Что заботит поэта? Разных поэтов – разное. Кого-то отточенность слога, ритмы и рифмы, всевозможные поэтические штучки-дрючки, ну, и, плюс к этому, наверное, высокое содержание. Но если поэт – подлинный экстатик и пифист, для которого главное, чтобы «восторг внезапный ум пленил», то его основная забота, чтобы «канал всегда был открыт», канал, через который изливаются вдохновенные строки (поэты-экстатики называют его на своем грубоватом профессиональном жаргоне «дымоход» и желают друг другу «всегда держать дымоход открытым»).

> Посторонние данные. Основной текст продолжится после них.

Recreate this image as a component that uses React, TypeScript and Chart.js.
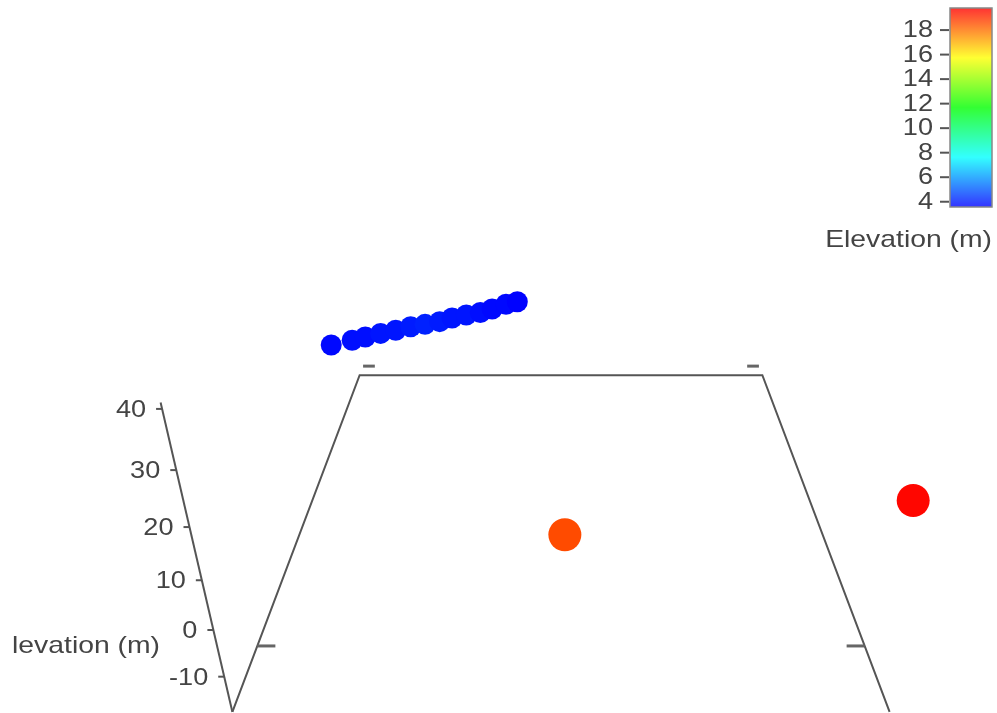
import React, { useEffect, useRef } from "react";
import { Chart, registerables } from "chart.js";

Chart.register(...registerables);

// ---------- data ----------
const easting = [-0.96, -0.88, -0.83, -0.77, -0.71, -0.65, -0.59, -0.53, -0.48, -0.42, -0.36, -0.31, -0.25, -0.2, 0.01, 0.95];
const northing = [0.57, 0.61, 0.64, 0.67, 0.7, 0.73, 0.75, 0.78, 0.82, 0.85, 0.88, 0.92, 0.97, 1.0, -1.0, -0.88];
const elevation = [3.7, 3.8, 3.8, 3.9, 3.9, 4.0, 4.1, 4.0, 3.9, 3.9, 3.8, 3.7, 3.7, 3.6, 18.6, 19.7];

const zTickVals = [-10, 0, 10, 20, 30, 40];
const yTickVals = [-0.74, 1.09];
const colorTickVals = [4, 6, 8, 10, 12, 14, 16, 18];

const xRange = [-0.96, 0.96];
const yRange = [-1, 1];
const zRange = [-18, 41];
const colorRange = [3.57, 19.8];

const zTitle = "Elevation (m)";
const colorTitle = "Elevation (m)";

// ---------- view / layout ----------
const W = 997;
const H = 713;
const CAM = { f: 954, pitch: (28.3 * Math.PI) / 180, cx: 561, cy: 356, dist: 2.961, height: 2.237, zScale: 0.01787 };
const FONT = '24px "Liberation Sans", Arial, sans-serif';
const TICK_STRETCH = 1.13;
const TITLE_STRETCH = 1.18;
const TEXT_COLOR = "#444";
const LINE_COLOR = "#555";

function project(x: number, y: number, z: number) {
  const s = Math.sin(CAM.pitch);
  const c = Math.cos(CAM.pitch);
  const h = (z - zRange[0]) * CAM.zScale;
  const w = y + CAM.dist;
  const zc = w * c + (CAM.height - h) * s;
  const yc = w * s + (h - CAM.height) * c;
  return { x: CAM.cx + (CAM.f * x) / zc, y: CAM.cy - (CAM.f * yc) / zc };
}

function frac(v: number) {
  return (v - colorRange[0]) / (colorRange[1] - colorRange[0]);
}
function colorFor(v: number, light = 50) {
  const f = Math.min(1, Math.max(0, frac(v)));
  return `hsl(${240 * (1 - f)}, 100%, ${light}%)`;
}

function drawText(ctx: CanvasRenderingContext2D, text: string, x: number, y: number, align: CanvasTextAlign, stretch = TICK_STRETCH) {
  ctx.save();
  ctx.translate(x, y);
  ctx.scale(stretch, 1);
  ctx.font = FONT;
  ctx.fillStyle = TEXT_COLOR;
  ctx.textAlign = align;
  ctx.textBaseline = "alphabetic";
  ctx.fillText(text, 0, 0);
  ctx.restore();
}

const decorPlugin = {
  id: "decor3d",
  afterDatasetsDraw(chart: any) {
    const ctx: CanvasRenderingContext2D = chart.ctx;
    const sx = chart.scales.x;
    const sy = chart.scales.y;
    const px = (p: { x: number; y: number }) => ({ x: sx.getPixelForValue(p.x), y: sy.getPixelForValue(p.y) });
    ctx.save();

    // z axis ticks + labels
    ctx.strokeStyle = LINE_COLOR;
    ctx.lineWidth = 2;
    zTickVals.forEach((z) => {
      const p = px(project(xRange[0], yRange[0], z));
      ctx.beginPath();
      ctx.moveTo(p.x - 6, p.y);
      ctx.lineTo(p.x, p.y);
      ctx.stroke();
      drawText(ctx, String(z), p.x - 16, p.y + 8, "right");
    });
    // z-axis title (its first letter falls outside the scene, as in the original)
    ctx.save();
    ctx.beginPath();
    ctx.rect(12, 600, 220, 80);
    ctx.clip();
    drawText(ctx, zTitle, 160, 653, "right", TITLE_STRETCH);
    ctx.restore();

    // y ticks on side edges (pointing inward)
    ctx.lineWidth = 3;
    ctx.strokeStyle = "#666";
    const len = 0.057;
    yTickVals.forEach((y) => {
      [xRange[0], xRange[1]].forEach((x) => {
        const dir = x < 0 ? 1 : -1;
        const a = px(project(x, y, zRange[0]));
        const b = px(project(x + dir * len, y, zRange[0]));
        ctx.beginPath();
        ctx.moveTo(a.x, a.y);
        ctx.lineTo(b.x, b.y);
        ctx.stroke();
      });
    });

    // colorbar
    const cbX0 = 950, cbX1 = 992, cbTop = 8, cbBot = 207;
    const grad = ctx.createLinearGradient(0, cbBot, 0, cbTop);
    for (let i = 0; i <= 12; i++) {
      const f = i / 12;
      grad.addColorStop(f, `hsl(${240 * (1 - f)}, 100%, 60%)`);
    }
    ctx.fillStyle = grad;
    ctx.fillRect(cbX0, cbTop, cbX1 - cbX0, cbBot - cbTop);
    ctx.strokeStyle = "#888";
    ctx.lineWidth = 1.5;
    ctx.strokeRect(cbX0, cbTop, cbX1 - cbX0, cbBot - cbTop);
    ctx.strokeStyle = LINE_COLOR;
    ctx.lineWidth = 2;
    colorTickVals.forEach((v) => {
      const yy = cbBot - frac(v) * (cbBot - cbTop);
      ctx.beginPath();
      ctx.moveTo(940, yy);
      ctx.lineTo(949, yy);
      ctx.stroke();
      drawText(ctx, String(v), 933, yy + 7, "right");
    });
    drawText(ctx, colorTitle, 992, 247, "right", TITLE_STRETCH);
    ctx.restore();
  },
};

export default function App() {
  const ref = useRef<HTMLCanvasElement | null>(null);
  useEffect(() => {
    const canvas = ref.current;
    if (!canvas) return;
    const floor = [
      project(xRange[0], yRange[0], zRange[0]),
      project(xRange[0], yRange[1], zRange[0]),
      project(xRange[1], yRange[1], zRange[0]),
      project(xRange[1], yRange[0], zRange[0]),
    ];
    const zAxis = [project(xRange[0], yRange[0], zRange[0]), project(xRange[0], yRange[0], zRange[1])];
    const pts = easting.map((x, i) => project(x, northing[i], elevation[i]));
    const colors = elevation.map((v) => colorFor(v));
    const radii = elevation.map((v) => (v > 10 ? 16.5 : 10.5));

    const chart = new Chart(canvas, {
      type: "scatter",
      data: {
        datasets: [
          { data: floor, showLine: true, borderColor: LINE_COLOR, borderWidth: 2, pointRadius: 0, fill: false, clip: false },
          { data: zAxis, showLine: true, borderColor: LINE_COLOR, borderWidth: 2, pointRadius: 0, fill: false, clip: false },
          {
            data: pts,
            pointRadius: radii,
            pointHoverRadius: radii,
            pointBackgroundColor: colors,
            pointBorderColor: colors,
            pointBorderWidth: 0,
            showLine: false,
            clip: false,
          },
        ],
      },
      options: {
        animation: false,
        responsive: false,
        events: [],
        layout: { padding: 0, autoPadding: false },
        scales: {
          x: { type: "linear", min: 0, max: W, display: false },
          y: { type: "linear", min: 0, max: H, reverse: true, display: false },
        },
        plugins: { legend: { display: false }, tooltip: { enabled: false } },
      },
      plugins: [decorPlugin],
    } as any);
    return () => chart.destroy();
  }, []);
  return (
    <canvas
      ref={ref}
      width={W}
      height={H}
      style={{ position: "fixed", left: 0, top: 0, display: "block", background: "#fff" }}
    />
  );
}
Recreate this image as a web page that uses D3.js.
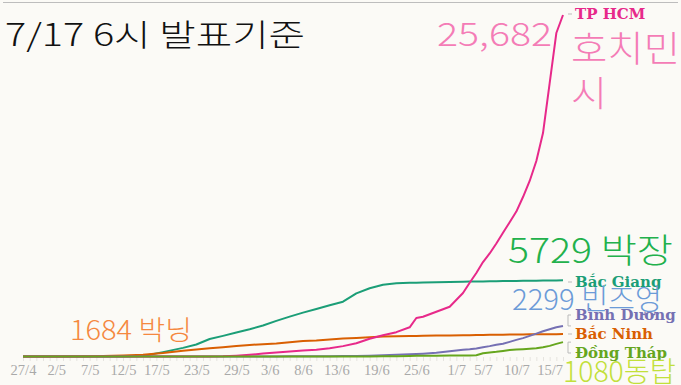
<!DOCTYPE html>
<html>
<head>
<meta charset="utf-8">
<script src="https://cdn.jsdelivr.net/npm/d3@7"></script>
<style>
  html, body { margin: 0; padding: 0; background: #fbfaf6; }
  svg { display: block; }
  .tick-lab text { font-family: "Liberation Serif", serif; font-size: 14.5px; fill: #a9a9a9; }
  .series-lab { font-family: "DejaVu Serif", serif; font-weight: bold; font-size: 15px; }
  .big { font-family: "Noto Sans CJK KR", "Noto Sans", sans-serif; font-weight: 300; }
</style>
</head>
<body>
<div id="chart"></div>
<script>
// dates (2021) shared by every series
var dates = ["27/4","2/5","7/5","9/5","12/5","15/5","18/5","21/5","23/5","25/5","27/5","29/5","31/5",
  "2/6","4/6","6/6","8/6","10/6","12/6","14/6","16/6","18/6","20/6","22/6","24/6","25/6","26/6","28/6","30/6",
  "2/7","3/7","4/7","5/7","6/7","7/7","8/7","9/7","10/7","11/7","12/7","13/7","14/7","15/7","16/7","17/7"];

var hcm = [0,0,0,0,0,0,0,0,0,0,10,60,130,
  220,300,380,450,500,620,780,1000,1330,1600,1830,2196,2895,2993,3369,3745,
  4775,5550,6279,7100,7750,8500,9300,10100,10900,11994,13200,14700,16807,20567,24327,25682];
var bacGiang = [0,0,0,0,0,40,330,650,900,1316,1550,1800,2050,
  2330,2680,3000,3300,3570,3850,4121,4750,5130,5400,5505,5540,5550,5570,5590,5610,
  5625,5632,5640,5648,5655,5662,5670,5677,5684,5690,5697,5703,5710,5716,5722,5729];
var bacNinh = [0,0,10,30,80,130,260,436,530,617,700,790,865,
  930,985,1080,1170,1200,1280,1350,1400,1450,1495,1520,1540,1550,1558,1570,1580,
  1595,1600,1612,1620,1628,1635,1642,1648,1654,1660,1665,1670,1674,1678,1681,1684];
var binhDuong = [0,0,0,0,0,0,0,0,0,0,0,0,0,
  0,5,10,15,20,25,30,40,60,90,130,170,190,215,280,400,
  500,541,600,700,780,880,960,1100,1250,1380,1550,1720,1900,2050,2200,2299];
var dongThap = [0,0,0,0,0,0,0,0,0,0,0,0,0,
  0,0,0,0,0,0,0,0,5,10,20,40,50,55,60,70,
  75,80,100,240,300,350,420,480,520,550,580,617,700,800,950,1080];

var tickDates = ["27/4","2/5","7/5","12/5","17/5","23/5","29/5","3/6","8/6","13/6","19/6","25/6","1/7","5/7","10/7","15/7"];

var series = [
  { name: "Bắc Giang", values: bacGiang, color: "#1b9e77", labelY: 282 },
  { name: "Bắc Ninh", values: bacNinh, color: "#d95f02", labelY: 334 },
  { name: "Bình Dương", values: binhDuong, color: "#7570b3", labelY: 315 },
  { name: "TP HCM", values: hcm, color: "#e7298a", labelY: 14 },
  { name: "Đồng Tháp", values: dongThap, color: "#66a61e", labelY: 353 }
];

var W = 681, H = 385;
var parse = d3.timeParse("%d/%m/%Y");
function toDate(s) { return parse(s + "/2021"); }

var svg = d3.select("#chart").append("svg")
  .attr("width", W)
  .attr("height", H);

svg.append("rect").attr("width", W).attr("height", H).attr("fill", "#fbfaf6");

// thin rule on top
svg.append("line")
  .attr("x1", 3).attr("x2", 678).attr("y1", 2.5).attr("y2", 2.5)
  .attr("stroke", "#bdbdbd").attr("stroke-width", 1.2);

var x = d3.scaleTime()
  .domain([toDate("27/4"), toDate("17/7")])
  .range([23, 563]);
var y = d3.scaleLinear()
  .domain([0, 25682])
  .range([356.5, 15]);

// daily minor ticks
var minor = svg.append("g")
  .attr("transform", "translate(0,357)")
  .call(d3.axisBottom(x).ticks(d3.timeDay.every(1)).tickSize(4).tickFormat(""));
minor.select(".domain").remove();
minor.selectAll("line").attr("stroke", "#e6e4df");

var fmt = d3.timeFormat("%-d/%-m");
var axis = svg.append("g")
  .attr("class", "tick-lab")
  .attr("transform", "translate(0,362)")
  .call(d3.axisBottom(x).tickValues(tickDates.map(toDate)).tickSize(0).tickFormat(fmt));
axis.select(".domain").remove();

var line = d3.line()
  .x(function (d) { return x(d.date); })
  .y(function (d) { return y(d.v); });

series.forEach(function (s) {
  var pts = dates.map(function (dt, i) { return { date: toDate(dt), v: s.values[i] }; });
  svg.append("path")
    .datum(pts)
    .attr("fill", "none")
    .attr("stroke", s.color)
    .attr("stroke-width", 2)
    .attr("stroke-linejoin", "round")
    .attr("d", line);

  var last = pts[pts.length - 1];
  var ex = x(last.date), ey = y(last.v);
  var cx = ex + 5;
  // connector from line end to its label
  if (Math.abs(ey - s.labelY) > 3) {
    svg.append("path")
      .attr("fill", "none")
      .attr("stroke", "#bbb")
      .attr("d", "M" + (cx + 3) + "," + ey + "H" + cx + "V" + s.labelY + "H" + (cx + 3));
  } else {
    svg.append("line")
      .attr("x1", cx).attr("x2", cx + 4)
      .attr("y1", s.labelY).attr("y2", s.labelY)
      .attr("stroke", "#bbb");
  }
  svg.append("text")
    .attr("class", "series-lab")
    .attr("x", cx + 7)
    .attr("y", s.labelY)
    .attr("dy", "0.35em")
    .attr("fill", s.color)
    .text(s.name);
});

// big Korean annotations
var notes = [
  { t: "7/17 6시 발표기준", x: 5, y: 46, size: 31, color: "#111", anchor: "start", w: 300 },
  { t: "25,682", x: 552, y: 46, size: 33, color: "#f47cb6", anchor: "end", w: 115 },
  { t: "호치민", x: 571, y: 62, size: 36, color: "#f47cb6", anchor: "start", w: 109 },
  { t: "시", x: 571, y: 107, size: 36, color: "#f47cb6", anchor: "start", w: 36 },
  { t: "5729 박장", x: 508, y: 263, size: 34, color: "#22b14c", anchor: "start", w: 165 },
  { t: "2299 빈즈엉", x: 512, y: 310, size: 29, color: "#6b9bd8", anchor: "start", w: 150 },
  { t: "1684 박닝", x: 70, y: 340, size: 27, color: "#f5883f", anchor: "start", w: 122 },
  { t: "1080동탑", x: 563, y: 382, size: 28, color: "#c2e03a", anchor: "start", w: 113 }
];
svg.selectAll("text.big")
  .data(notes)
  .enter()
  .append("text")
  .attr("class", "big")
  .attr("x", function (d) { return d.x; })
  .attr("y", function (d) { return d.y; })
  .attr("font-size", function (d) { return d.size; })
  .attr("fill", function (d) { return d.color; })
  .attr("text-anchor", function (d) { return d.anchor; })
  .attr("textLength", function (d) { return d.w; })
  .attr("lengthAdjust", "spacingAndGlyphs")
  .text(function (d) { return d.t; });
</script>
</body>
</html>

Что заботит лектора? Разных лекторов – разное. Вот Мирослав Бакулин хочет добиться от слушателей понимания, приобщения к истинам, хочет, чтобы врубались они в материал. Для этого он поет на лекциях, танцует вприсядку, рассказывает им случаи, произошедшие на свадьбах и похоронах, интригует слушателей и провоцирует. Я же забочусь, единственно, о том, чтобы быть величественным и наукообразным. Для этого я уснащаю свою речь обилием иностранных (особенно греческих) слов; не скажу «человек», но произнесу «антропос» и палец вверх подниму; беседуя со студентами, спрошу, не где они живут, но «где их топос обитания»; еще мне очень нравится слово «дискурс», которое произношу я к месту и ни к месту, причем с ударением на последним слоге. Вот это и есть философия – говорить много, напыщенно и непонятно, вызывая недоумение. Настоящая лекция должна вызывать тягостное недоумение. (Еще более тяжелое чувство должны вызывать философские книги). Это что бы было, если бы я, придя к студентам на лекцию, сказал бы им: «Здравствуйте! Тема нашей сегодняшней лекции – бытие. Для начала я вам расскажу, как однажды, будучи совсем маленьким мальчиком, я напился на свадьбе»? Разве это философия? Хайдеггер говорит, что философия нужна для того, чтобы делать вещи более сложными. Люди и так считают, что все вещи вокруг легко объяснимая наукой чепушенция, вполне подвластная логике. Э, нет, брат, шалишь, – антропос, топос, дискурс... И всегда держите наготове свой дымоход, тогда, может быть, в один прекрасный момент войдет туда внерациональное ослепительное озарение, да такое интенсивное, что у вас аж искры из глаз посыплются и вмиг уразумеете и то, что внизу, и то, что вверху, и то, что сбоку.